L’introduction en France, dès le début avril 2024, du test sanguin myEDIT-B, marque un tournant potentiel dans le diagnostic des troubles bipolaires, un trouble psychique souvent mal identifié et souvent confondu avec la dépression. On fait le point sur cette innovation diagnostique dans notre nouvelle revue de presse.
Une innovation attendue dans le diagnostic de la bipolarité
Ce test, développé par la société biopharmaceutique française Alcediag en collaboration avec le réseau de laboratoires Synlab, promet avec une fiabilité annoncée supérieure à 80%, de distinguer la bipolarité des épisodes dépressifs caractérisés, une distinction cruciale pour le traitement et la prise en charge des patient(e)s.
Avec un coût de 899 € non pris en charge par la Sécurité sociale, myEDIT-B s’appuie sur une analyse de l’ARN et l’usage de l’intelligence artificielle pour détecter des biomarqueurs sanguins spécifiques à la bipolarité. Selon les promoteurs du test, cette avancée pourrait significativement réduire les délais d’errance diagnostique, actuellement estimés à huit à dix ans en moyenne, période durant laquelle les patient(e)s peuvent subir des traitements inappropriés, exacerbant potentiellement leur condition.
Controverses et critiques : un consensus scientifique en attente
Malgré l’optimisme de certain(e)s, le test ne fait pas l’unanimité au sein de la communauté scientifique et médicale. La Professeure Emilie Olié, présidente de l’Association française de psychiatrie biologique et neuropsychopharmacologie (AFPBN), tempère les attentes en soulignant qu’à ce jour, aucun test ne répond aux critères pour un usage en pratique clinique courante.
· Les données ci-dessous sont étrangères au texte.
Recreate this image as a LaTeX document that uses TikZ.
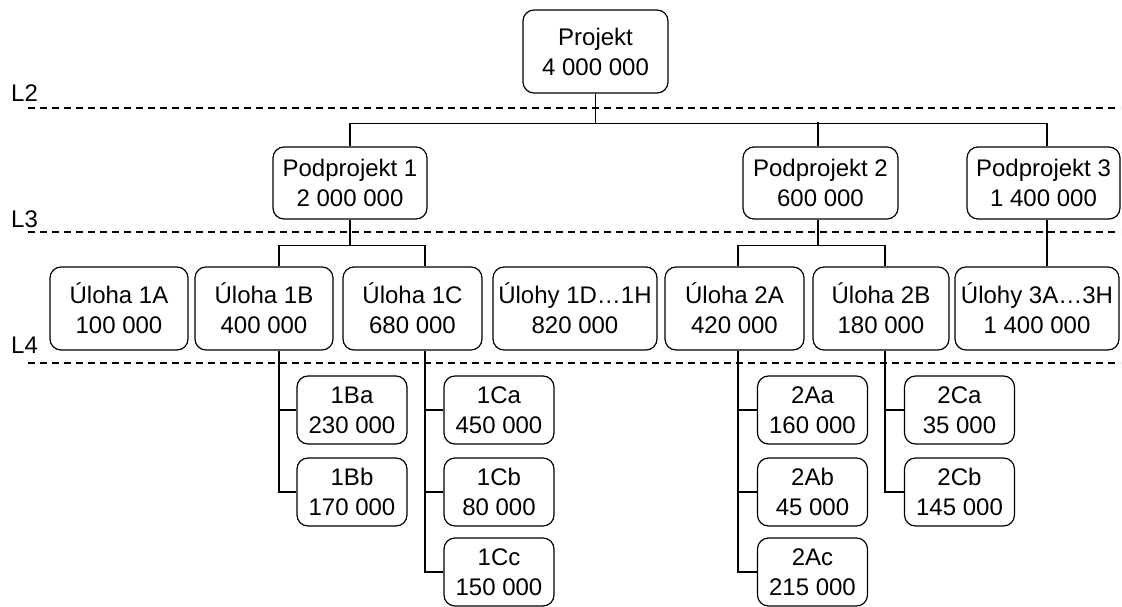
\documentclass[tikz,border=0pt]{standalone}
\usepackage{fontspec}
\setmainfont{Liberation Sans}
\usetikzlibrary{calc}
\begin{document}
\begin{tikzpicture}[x=1pt,y=-1pt,
  box/.style={draw, line width=1.2pt, rounded corners=11pt, align=center, inner sep=0pt, font=\fontsize{24}{30}\selectfont},
  topbox/.style={box, minimum height=83pt},
  midbox/.style={box, minimum height=72pt},
  taskbox/.style={box, minimum height=83pt},
  subbox/.style={box, minimum width=110pt, minimum height=68pt},
  conn/.style={line width=1.2pt},
  levelline/.style={line width=1.1pt, dash pattern=on 7pt off 5pt},
  lbl/.style={anchor=base west, inner sep=0pt, font=\fontsize{24}{30}\selectfont}]
\useasboundingbox (0,0) rectangle (1122,607);

% level lines and labels
\draw[levelline] (28,108) -- (1120,108);
\draw[levelline] (28,232) -- (1120,232);
\draw[levelline] (28,363) -- (1120,363);
\node[lbl] (l2) at (11,102) {L2};
\node[lbl] (l3) at (11,227) {L3};
\node[lbl] (l4) at (11,353) {L4};

% nodes
\node[topbox, minimum width=145pt] (proj) at (595.5,51.5) {Projekt\\4 000 000};
\node[midbox, minimum width=154pt] (p1) at (350,183) {Podprojekt 1\\2 000 000};
\node[midbox, minimum width=155pt] (p2) at (820.5,183) {Podprojekt 2\\600 000};
\node[midbox, minimum width=153pt] (p3) at (1043.5,183) {Podprojekt 3\\1 400 000};

\node[taskbox, minimum width=138pt] (a1) at (119,308.5) {Úloha 1A\\100 000};
\node[taskbox, minimum width=138pt] (b1) at (264,308.5) {Úloha 1B\\400 000};
\node[taskbox, minimum width=139pt] (c1) at (412.5,308.5) {Úloha 1C\\680 000};
\node[taskbox, minimum width=164pt] (d1) at (575,308.5) {Úlohy 1D…1H\\820 000};
\node[taskbox, minimum width=139pt] (a2) at (734.5,308.5) {Úloha 2A\\420 000};
\node[taskbox, minimum width=136pt] (b2) at (881,308.5) {Úloha 2B\\180 000};
\node[taskbox, minimum width=164pt] (u3) at (1037,308.5) {Úlohy 3A…3H\\1 400 000};

\node[subbox] (ba) at (352,410) {1Ba\\230 000};
\node[subbox] (bb) at (352,492) {1Bb\\170 000};
\node[subbox] (ca) at (499,410) {1Ca\\450 000};
\node[subbox] (cb) at (499,492) {1Cb\\80 000};
\node[subbox] (cc) at (499,572) {1Cc\\150 000};
\node[subbox] (aa) at (812.5,410) {2Aa\\160 000};
\node[subbox] (ab) at (812.5,492) {2Ab\\45 000};
\node[subbox] (ac) at (812.5,572) {2Ac\\215 000};
\node[subbox] (xa) at (959.5,410) {2Ca\\35 000};
\node[subbox] (xb) at (959.5,492) {2Cb\\145 000};

% connectors: level 1 -> 2
\draw[conn] (proj.south) -- ++(0,30);
\draw[conn] (p1.north) |- ($(proj.south)+(0,30)$) -| ($(p3.north)+(3.5,0)$);
\draw[conn] ($(p2.north)+(-2.5,0)$) -- ++(0,-24);

% level 2 -> 3
\draw[conn] (p1.south) -- ++(0,26);
\draw[conn] ($(b1.north)+(15,0)$) |- ($(p1.south)+(0,26)$) -| ($(c1.north)+(12.5,0)$);
\draw[conn] ($(p2.south)+(-2.5,0)$) -- ++(0,26);
\draw[conn] ($(a2.north)+(3.5,0)$) |- ($(p2.south)+(-2.5,26)$) -| ($(b2.north)+(4,0)$);
\draw[conn] ($(p3.south)+(3.5,0)$) -- ($(u3.north)+(10,0)$);

% level 3 -> 4
\draw[conn] ($(b1.south)+(15,0)$) |- (ba.west);
\draw[conn] ($(b1.south)+(15,0)$) |- (bb.west);
\draw[conn] ($(c1.south)+(12.5,0)$) |- (ca.west);
\draw[conn] ($(c1.south)+(12.5,0)$) |- (cb.west);
\draw[conn] ($(c1.south)+(12.5,0)$) |- (cc.west);
\draw[conn] ($(a2.south)+(3.5,0)$) |- (aa.west);
\draw[conn] ($(a2.south)+(3.5,0)$) |- (ab.west);
\draw[conn] ($(a2.south)+(3.5,0)$) |- (ac.west);
\draw[conn] ($(b2.south)+(4,0)$) |- (xa.west);
\draw[conn] ($(b2.south)+(4,0)$) |- (xb.west);
\end{tikzpicture}
\end{document}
L’AFPBN elle-même ne recommande pas la prescription de ces tests dans l’état actuel des connaissances, pointant du doigt une possible précipitation dans l’adoption de telles technologies sans validation clinique suffisante.
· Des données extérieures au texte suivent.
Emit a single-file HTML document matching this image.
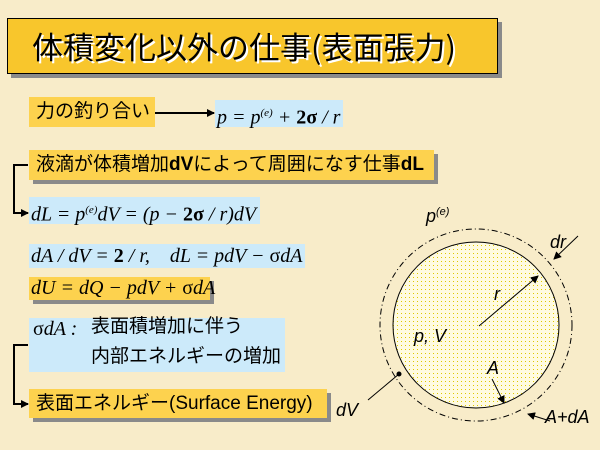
<!DOCTYPE html>
<html><head><meta charset="utf-8"><style>
body{margin:0;width:600px;height:450px;overflow:hidden;background:#f8ecc9;position:relative;font-family:"Liberation Sans","Noto Sans CJK JP",sans-serif}
.b{position:absolute;box-sizing:border-box}
.y{background:#fdd24e}
.bl{background:#cceafa}
.sh{box-shadow:4px 4px 0 #8a8a8a}
.t{font-size:19px;line-height:30px;padding-left:7px;white-space:nowrap;color:#000}
.m{font-family:"Liberation Serif",serif;font-style:italic;font-size:20px;white-space:nowrap;padding-left:2px}
</style></head><body>
<div class="b sh" style="left:7px;top:18px;width:491px;height:56px;background:#f8c62c;border:1px solid #000"></div>
<div class="b" style="left:32px;top:23px;font-size:31px;line-height:46px;font-family:'Noto Sans CJK JP',sans-serif;text-shadow:2px 2px 0 #fff;white-space:nowrap">体積変化以外の仕事(表面張力)</div>

<div class="b y t" style="left:29px;top:97px;width:126px;height:30px">力の釣り合い</div>
<div class="b bl m" style="left:215px;top:100px;width:128px;height:27px;line-height:27px">p = p<sup style="font-size:11px">(e)</sup> + <b style="font-style:normal">2σ</b> / r</div>

<div class="b y sh t" style="left:29px;top:150px;width:405px;height:30px">液滴が体積増加<b>dV</b>によって周囲になす仕事<b>dL</b></div>
<div class="b bl m" style="left:29px;top:197px;width:231px;height:27px;line-height:27px">dL = p<sup style="font-size:11px">(e)</sup>dV = (p − <b style="font-style:normal">2σ</b> / r)dV</div>
<div class="b bl m" style="left:29px;top:244px;width:276px;height:24px;line-height:24px">dA / dV = <b style="font-style:normal">2</b> / r, &nbsp;&nbsp; dL = pdV − <span style="font-style:normal">σ</span>dA</div>
<div class="b y sh m" style="left:29px;top:277px;width:181px;height:23px;line-height:23px">dU = dQ − pdV + <span style="font-style:normal">σ</span>dA</div>

<div class="b bl" style="left:29px;top:318px;width:256px;height:54px"></div>
<div class="b m" style="left:31px;top:315px;line-height:28px"><span style="font-style:normal">σ</span>dA :</div>
<div class="b t" style="left:91px;top:313px;line-height:28px;padding:0">表面積増加に伴う</div>
<div class="b t" style="left:91px;top:343px;line-height:28px;padding:0">内部エネルギーの増加</div>
<div class="b y sh t" style="left:29px;top:389px;width:298px;height:29px;line-height:29px">表面エネルギー(Surface Energy)</div>

<svg class="b" style="left:0;top:0" width="600" height="450">
<defs><marker id="a" markerWidth="8" markerHeight="8" refX="7" refY="4" orient="auto" markerUnits="userSpaceOnUse"><path d="M0,0L8,4L0,8z"/></marker>
<pattern id="d" width="4" height="4" patternUnits="userSpaceOnUse"><rect x="1" y="1" width="1" height="1" fill="#e0c800"/></pattern></defs>
<line x1="155" y1="113" x2="214" y2="113" stroke="#000" stroke-width="2" marker-end="url(#a)"/>
<path d="M28,165H14V213H28" fill="none" stroke="#000" stroke-width="2" marker-end="url(#a)"/>
<path d="M28,345H14V404H28" fill="none" stroke="#000" stroke-width="2" marker-end="url(#a)"/>
<circle cx="476" cy="325" r="96" fill="none" stroke="#000" stroke-width="1" stroke-dasharray="6,3,1,3"/>
<circle cx="476" cy="325" r="83" fill="#fffbe0"/>
<circle cx="476" cy="325" r="83" fill="url(#d)" stroke="#000" stroke-width="1"/>
<g stroke="#000" stroke-width="1" fill="none">
<line x1="479" y1="326" x2="538" y2="276" marker-end="url(#a)"/>
<line x1="578" y1="236" x2="554" y2="259" marker-end="url(#a)"/>
<line x1="492" y1="379" x2="504" y2="403" marker-end="url(#a)"/>
<line x1="550" y1="421" x2="528" y2="414" marker-end="url(#a)"/>
<line x1="368" y1="400" x2="399" y2="374"/>
</g>
<circle cx="399" cy="374" r="2.5"/>
<g font-family="Liberation Sans,sans-serif" font-style="italic" font-size="18">
<text x="426" y="222">p<tspan font-size="11" dy="-7">(e)</tspan></text>
<text x="550" y="248">dr</text>
<text x="494" y="300">r</text>
<text x="414" y="342">p, V</text>
<text x="487" y="374">A</text>
<text x="336" y="416">dV</text>
<text x="545" y="423">A+dA</text>
</g>
</svg>
</body></html>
Cette mise en garde résonne dans un contexte où les coûts non négligeables et l’absence de remboursement par la Sécurité sociale posent question quant à l’accessibilité et l’équité dans le diagnostic de la bipolarité. En outre, d’autres pistes de recherche sont explorées, telles que les travaux du Professeur Raoul Belzeaux sur les cytokines (substances élaborées par le système immunitaire, réglant la prolifération de cellules), offrant une perspective moins onéreuse et peut-être tout aussi prometteuse.
Vers un avenir plus clair dans le diagnostic de la bipolarité ?
L’arrivée de myEDIT-B en France s’inscrit dans un mouvement plus large visant à améliorer le diagnostic et le traitement des troubles bipolaires, maladie complexe aux répercussions profondes sur la vie des patient(e)s. Si le débat scientifique et éthique autour du test sanguin persiste, cet événement marque sans doute une étape importante dans la reconnaissance et la gestion de la bipolarité.
Parallèlement, des initiatives moins technologiques, comme l’outil de détection précoce des troubles bipolaires proposé par l’association PositiveMinders, rappellent l’importance de la sensibilisation et de l’approche clinique dans le diagnostic des troubles psychiques. Alors que le chemin vers un consensus scientifique et une application clinique large du test myEDIT-B reste semé d’embûches, cet épisode illustre la recherche continue d’améliorations dans le domaine de la psychiatrie, avec l’espoir qu’un jour, les patient(e)s souffrant de bipolarité puissent bénéficier d’un diagnostic plus rapide et plus précis, menant à une prise en charge plus adaptée et efficace.